American Civil War (apr 12, 1861 – may 9, 1865)
In the United States, the enslavement of black people was a still a continuing business in the southern states which caused hostilities with those in the north. Eventually, a man named Abraham Lincoln was elected President in 1860 on the vow that he would not allow the practice of slavery to develop in the new unorganized territories of the West.
This stance angered slave-traders in the south eventually causing seven states to unite together and declare an independence from the US. These seven became known as the Confederate States of America.
Rather than being recognized as a new nation however, the formation of the Confederate States lead to an all-out war in the April of 1861. Over the next four years, soldiers from the Confederacy in the south would fight those from the Union in the north in what’s known as the American Civil War.
As it happens, the Union had far more resources in terms of men, firearms, and textiles, so after over 380 individual battles, and the deaths of over a million people, the northern states proclaimed victory in 1865.

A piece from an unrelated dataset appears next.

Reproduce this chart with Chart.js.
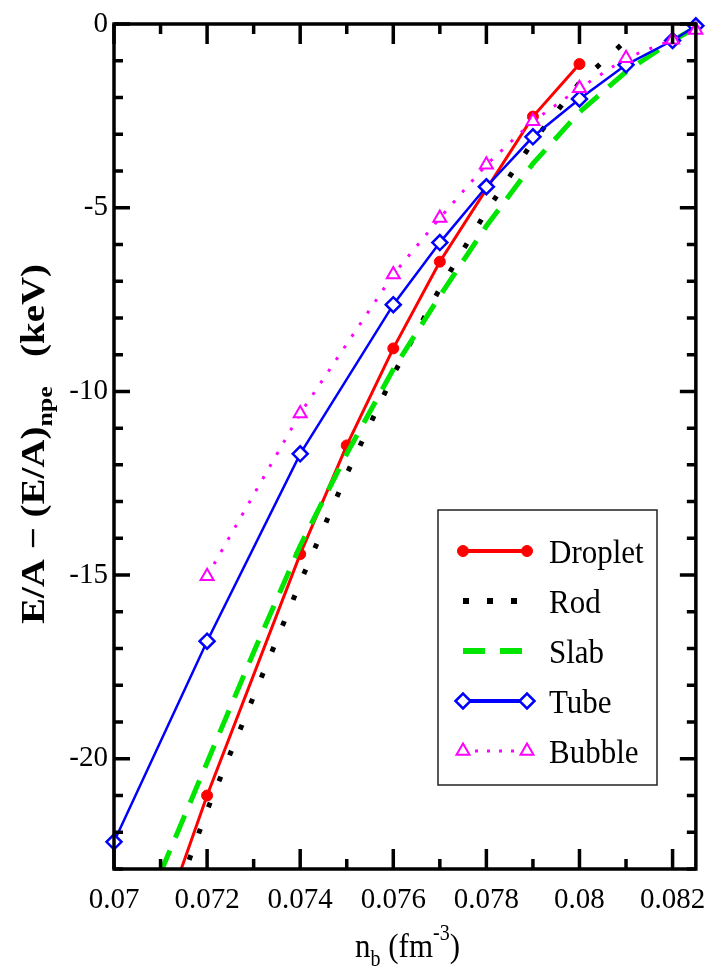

Following the Civil War, the Confederacy collapsed, slavery was finally abolished throughout the United States, and four million black slaves became free. The war was also a significant turning point for the nation's identity, as now the inhabitants identified themselves as being part of a united America rather than what particular state they were from. As the nation recovered from the worst war in it's history, a new age of industrialism began to rise throughout the country including the construction of large transcontinental railroads and the influx of settlers to the Western territories.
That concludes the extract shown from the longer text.